Golf is also going through a bit of a streetwear renaissance, with the emergence of such brands as Malbon, Bogey Boys, and Eastside Golf. The sport also got the Netflix “Drive to Survive” treatment with the Full Swing documentary series, and even more than a little international intrigue with the LIV Golf-PGA rivalry-turned-merger.
Topgolf has also been ahead of the curve in merging sport and entertainment into one experience.

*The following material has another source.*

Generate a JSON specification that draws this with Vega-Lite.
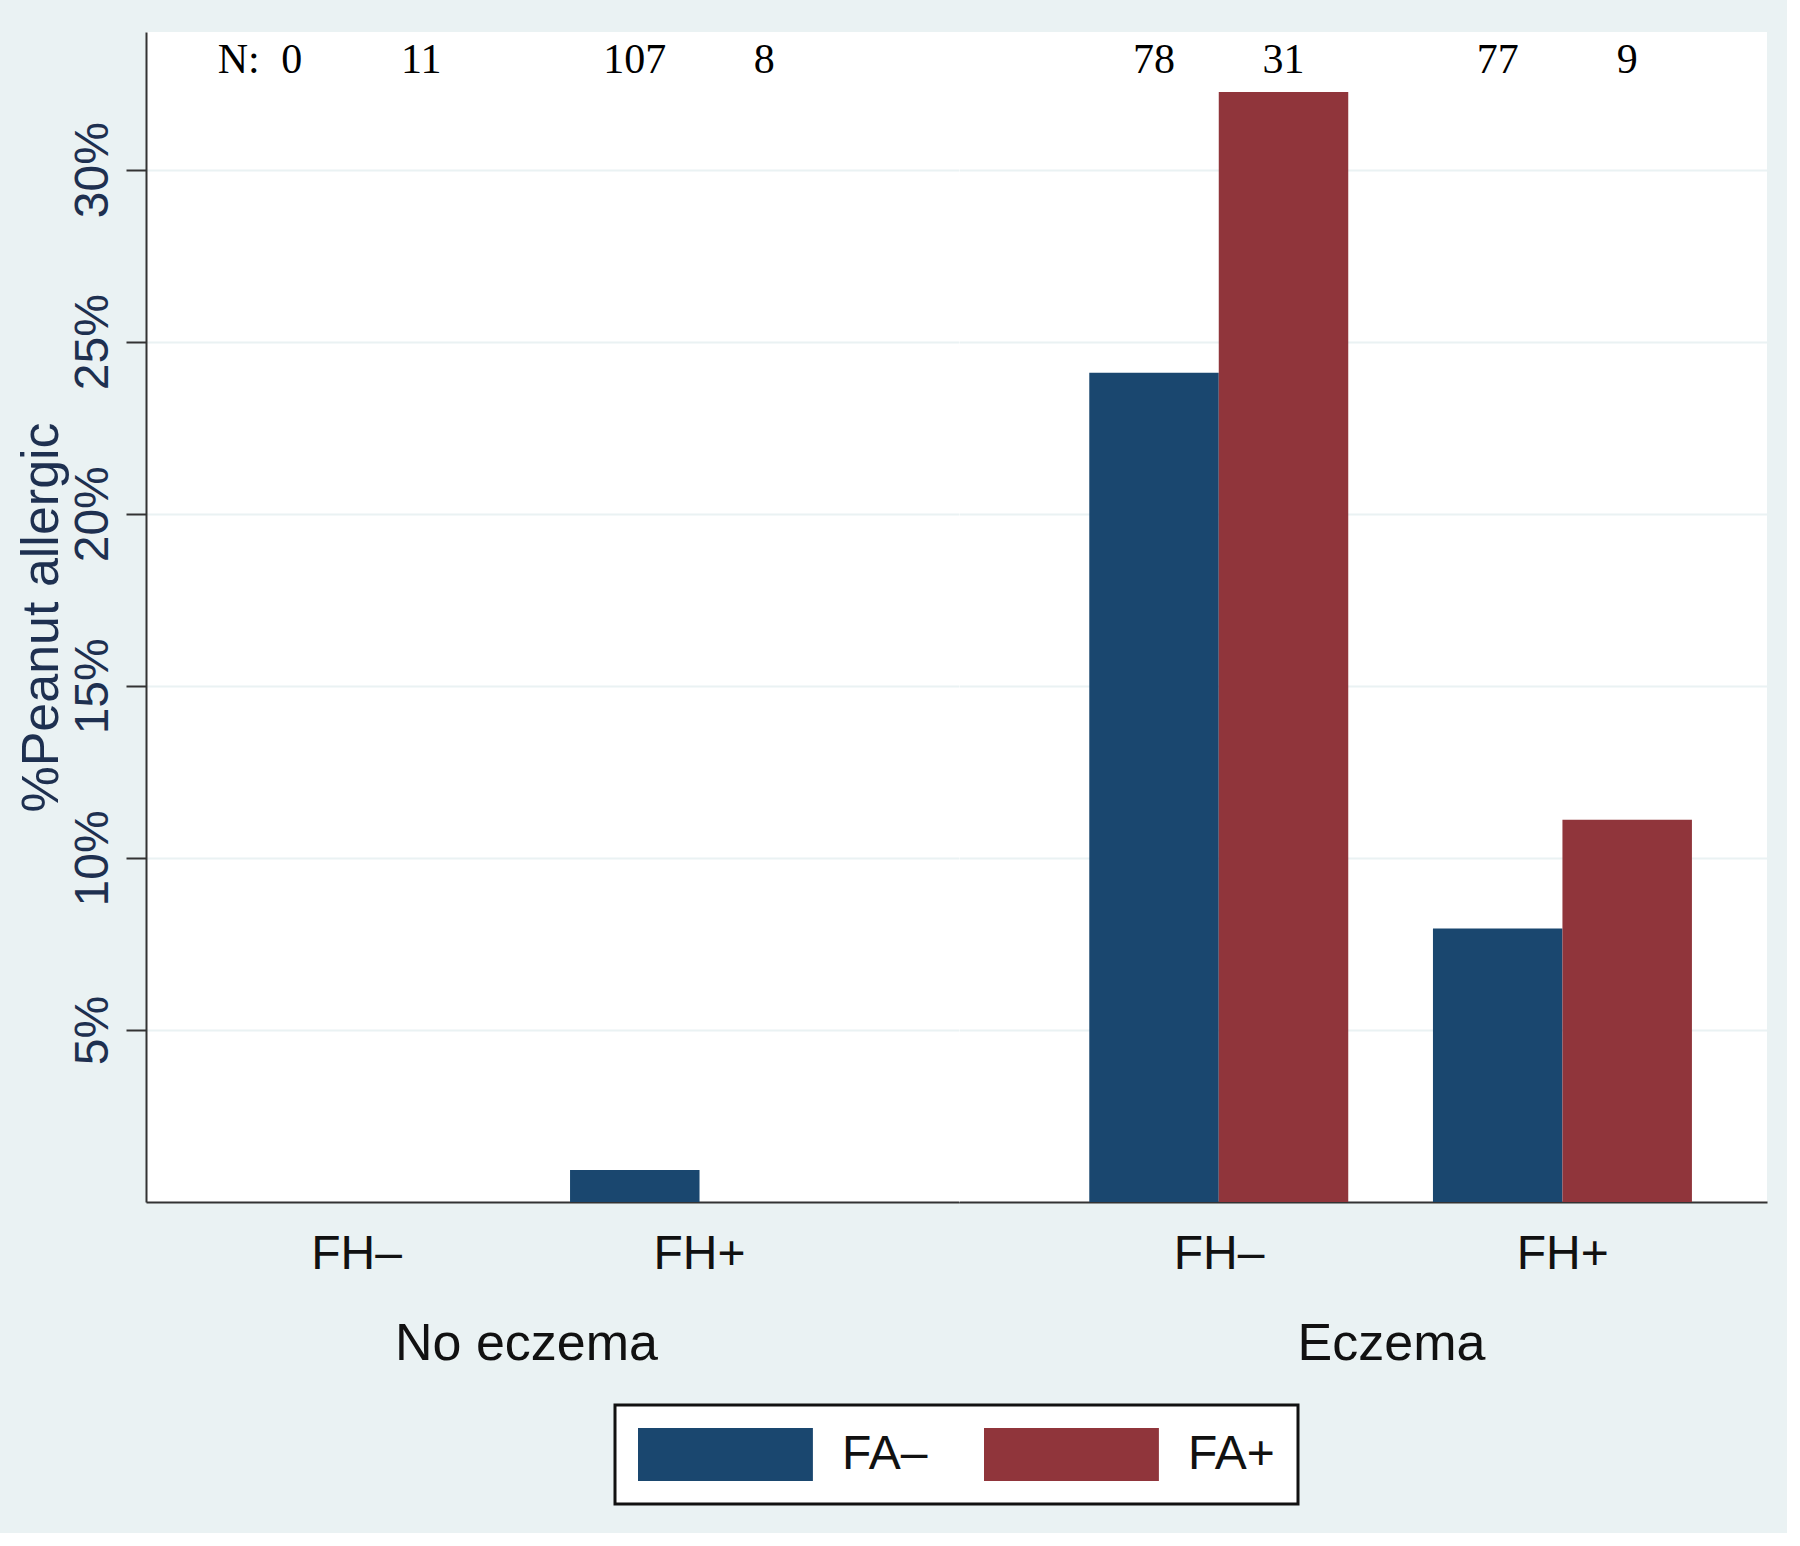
{
  "$schema": "https://vega.github.io/schema/vega-lite/v6.json",
  "background": "#eaf2f3",
  "padding": {"left": 14, "top": 32, "right": 20, "bottom": 27},
  "datasets": {
    "bars": [
      {"eczema": "No eczema", "fh": "FH–", "fa": "FA–", "pct": null, "n": 0},
      {"eczema": "No eczema", "fh": "FH–", "fa": "FA+", "pct": 0, "n": 11},
      {"eczema": "No eczema", "fh": "FH+", "fa": "FA–", "pct": 0.93, "n": 107},
      {"eczema": "No eczema", "fh": "FH+", "fa": "FA+", "pct": 0, "n": 8},
      {"eczema": "Eczema", "fh": "FH–", "fa": "FA–", "pct": 24.1, "n": 78},
      {"eczema": "Eczema", "fh": "FH–", "fa": "FA+", "pct": 32.26, "n": 31},
      {"eczema": "Eczema", "fh": "FH+", "fa": "FA–", "pct": 7.95, "n": 77},
      {"eczema": "Eczema", "fh": "FH+", "fa": "FA+", "pct": 11.11, "n": 9}
    ]
  },
  "data": {"name": "bars"},
  "spacing": 0,
  "hconcat": [
    {
      "width": 813,
      "height": 1170,
      "transform": [{"filter": "datum.eczema == 'No eczema'"}],
      "layer": [
        {
          "mark": {"type": "bar"},
          "encoding": {
            "x": {"field": "fh", "type": "nominal", "sort": ["FH–", "FH+"],
              "scale": {"paddingInner": 0.245, "paddingOuter": 0.3076, "align": 0.384},
              "axis": {"title": "No eczema", "titleX": 380}},
            "xOffset": {"field": "fa", "type": "nominal", "sort": ["FA–", "FA+"]},
            "y": {"field": "pct", "type": "quantitative",
              "scale": {"domain": [0, 34], "nice": false, "zero": true},
              "axis": {"title": "%Peanut allergic", "values": [5, 10, 15, 20, 25, 30],
                "labelExpr": "datum.value + '%'", "labelAngle": 270, "labelAlign": "center",
                "labelBaseline": "bottom", "tickSize": 20, "tickWidth": 2, "tickColor": "#333333",
                "labelPadding": 9, "titlePadding": 1, "labelFontSize": 48, "titleFontSize": 52,
                "labelColor": "#1e3050", "titleColor": "#1e3050", "domainColor": "#333333", "domainWidth": 2}},
            "color": {"field": "fa", "type": "nominal",
              "scale": {"domain": ["FA–", "FA+"], "range": ["#1a476f", "#90353b"]},
              "legend": {"orient": "none", "legendX": 469, "legendY": 1373, "direction": "horizontal", "title": null}}
          }
        },
        {
          "mark": {"type": "text", "font": "Liberation Serif", "fontSize": 42, "baseline": "middle", "color": "#000000"},
          "encoding": {
            "x": {"field": "fh", "type": "nominal", "sort": ["FH–", "FH+"]},
            "xOffset": {"field": "fa", "type": "nominal", "sort": ["FA–", "FA+"]},
            "y": {"datum": 33.2, "type": "quantitative"},
            "text": {"field": "n", "type": "quantitative"}
          }
        },
        {
          "transform": [{"filter": "datum.n == 0"}],
          "mark": {"type": "text", "font": "Liberation Serif", "fontSize": 42, "baseline": "middle", "align": "right", "dx": -32, "color": "#000000", "text": "N:"},
          "encoding": {
            "x": {"field": "fh", "type": "nominal", "sort": ["FH–", "FH+"]},
            "xOffset": {"field": "fa", "type": "nominal", "sort": ["FA–", "FA+"]},
            "y": {"datum": 33.2, "type": "quantitative"}
          }
        }
      ]
    },
    {
      "width": 808,
      "height": 1170,
      "transform": [{"filter": "datum.eczema == 'Eczema'"}],
      "layer": [
        {
          "mark": {"type": "bar"},
          "encoding": {
            "x": {"field": "fh", "type": "nominal", "sort": ["FH–", "FH+"],
              "scale": {"paddingInner": 0.245, "paddingOuter": 0.298, "align": 0.636},
              "axis": {"title": "Eczema", "titleX": 432}},
            "xOffset": {"field": "fa", "type": "nominal", "sort": ["FA–", "FA+"]},
            "y": {"field": "pct", "type": "quantitative",
              "scale": {"domain": [0, 34], "nice": false, "zero": true},
              "axis": {"title": null, "values": [5, 10, 15, 20, 25, 30], "labels": false, "ticks": false, "domain": false}},
            "color": {"field": "fa", "type": "nominal",
              "scale": {"domain": ["FA–", "FA+"], "range": ["#1a476f", "#90353b"]}}
          }
        },
        {
          "mark": {"type": "text", "font": "Liberation Serif", "fontSize": 42, "baseline": "middle", "color": "#000000"},
          "encoding": {
            "x": {"field": "fh", "type": "nominal", "sort": ["FH–", "FH+"]},
            "xOffset": {"field": "fa", "type": "nominal", "sort": ["FA–", "FA+"]},
            "y": {"datum": 33.2, "type": "quantitative"},
            "text": {"field": "n", "type": "quantitative"}
          }
        }
      ]
    }
  ],
  "resolve": {"scale": {"color": "shared", "y": "shared"}, "legend": {"color": "shared"}},
  "config": {
    "view": {"fill": "#ffffff", "stroke": null},
    "font": "Liberation Sans",
    "axis": {
      "grid": true, "gridColor": "#eaf2f3", "gridWidth": 2,
      "labelFont": "Liberation Sans", "titleFont": "Liberation Sans", "titleFontWeight": "normal"
    },
    "axisX": {
      "grid": false, "ticks": false, "labelPadding": 28, "titlePadding": 40,
      "labelFontSize": 48, "titleFontSize": 52, "labelColor": "#111111", "titleColor": "#111111",
      "domainColor": "#333333", "domainWidth": 2, "labelAngle": 0
    },
    "legend": {
      "strokeColor": "#111111", "strokeWidth": 3, "fillColor": "#ffffff", "padding": 23,
      "symbolType": "M-1,-1L5.6,-1L5.6,1L-1,1Z", "symbolSize": 2809, "symbolStrokeWidth": 0,
      "labelFontSize": 48, "labelOffset": 151, "columnPadding": 56, "labelColor": "#111111",
      "labelFont": "Liberation Sans", "symbolOpacity": 1
    }
  }
}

It’s become a benchmark as other companies have begun trying to adapt it to other sports, and pitching themselves as the Topgolf of baseball, and the Topgolf of soccer.
Cottrill says the brand’s biggest challenge isn’t about creating something that isn’t there. “Our biggest competition is ourselves, and our own imagination,” he says. “The number-one focus is making sure that our experience is as good as can possibly be. We’ve got to deliver every single day on that, no matter if you’re a scratch golfer or you’ve never held a club before. Then my biggest concern is that our brand creative work actually does that Topgolf experience justice.”
As a marketer, Cottrill knows that a modern brand must also ideally make its creative work a part of the experience. This is why Topgolf will, of course, be selling its own line of golf gloves featuring wild and stylish designs, to put that Hand Head mentality on your actual hands. It’s also why Topgolf is a featured level in the video game PGA Tour 2K.
“We’re always looking at how our brand can show up in other places,” says Cottrill. “The 2K game is a great example of Topgolf showing up in culture on a console, Golf+ [is] another way for us to show up, in the world of Oculus. So it’s about having the brand present and bringing the brand to other places in a different form.”
More than half of Topgolf’s customers are millennials and Gen Z, which makes it an attractive collaboration partner for other brands. In February, the company signed a multiyear deal to make Honda and Acura the official automotive partners and official vehicles of Topgolf in the U.S. At the time, American Honda marketing exec Jessika Laudermilk said the move was to “align the Honda and Acura brands with the fun and excitement of the ‘golf as entertainment’ movement, which is already popular with millennial and Gen Z car buyers who rank among Topgolf’s most enthusiastic players.”
Another brand collab included a spot created with ESPN, featuring the sports giant’s hosts looking to trade their Bristol, Connecticut, rooftop for the real thing.
In April, the Special Olympics announced that Topgolf would become a venue for a fully sanctioned event. And in June, to help celebrate the U.S. Open’s first appearance in L.A. for 75 years, the brand hosted the Topgolf Open, a mix of celebrities, influencers, and more at a golf-inspired party. “This was skateboarding meets L.A. car culture meets street art,” says Cottrill, “all these different cultures in L.A. together just to celebrate and have fun, and Topgolf was the place to do it.”
Both of these developments are part of the brand’s strategy of using entertainment and culture to attract as many people as possible to its experience.
“We’re working to make the game of golf more accessible,” says Cottrill. “When we make the game more accessible, it becomes more diverse. When it becomes more diverse, it becomes more fun. It’s as simple as that. That’s the formula.”